Yes, in fact William Ukers, in his exhaustive book All About Coffee (1922) describes a British practice of brewing at room temperature overnight, and then very gently heating the strained coffee in the morning.
My first introduction to cold brew in the 1990’s was when an acquaintance described a similar practice of brewing a cold brew concentrate and then diluting it with boiling water to make a hot cup of coffee.
Either way, it can be done.
How does cold brew differ from iced coffee?
Cold brew is made from cold or room temperature water.
Iced coffee is brewed hot and then cooled. This can be done by refrigerating the hot brewed coffee, or by immediately pouring it over ice (e.g. iced Americano) or using the Japanese Pour Over Ice Method.
The main difference will be one of flavors as hot water extracts certain flavor components from coffee that cold brewing doesn’t. It is these same flavor components that give hot brewed coffee its more bitter notes.

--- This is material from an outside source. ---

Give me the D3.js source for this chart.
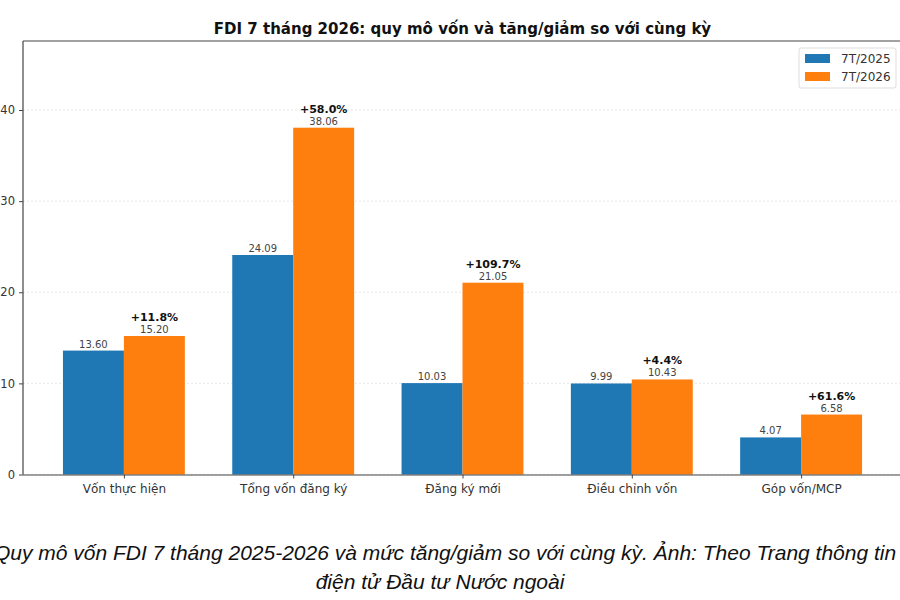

Can I make cold brew coffee with whole beans?
I’ll be honest, I have not tried this but you would definitely be limiting the surface area of the coffee in contact with the water.
I have used coarsely chopped coffee beans to make a coffee infused milk and/or cream for some of my recipes and it worked quite nicely.
If you don’t have a coffee grinder, I would at least chop them up a bit before trying this.
So if I like my coffee with milk, can I just brew coffee directly in milk?
You can, but it won’t be the same. Instead of an iced latte type of drink you will end up with coffee flavored milk.
This is great for recipes (see question above) but may not be quite what you had in mind for drinking.
You can read how to make cold brew in milk here and give it a try. You won’t know if you like it until you do.
Whether you immerse or drip your cold coffee, I think you will agree that making cold brew coffee at home can save you a lot of money over buying it at the coffee stand or in a bottle.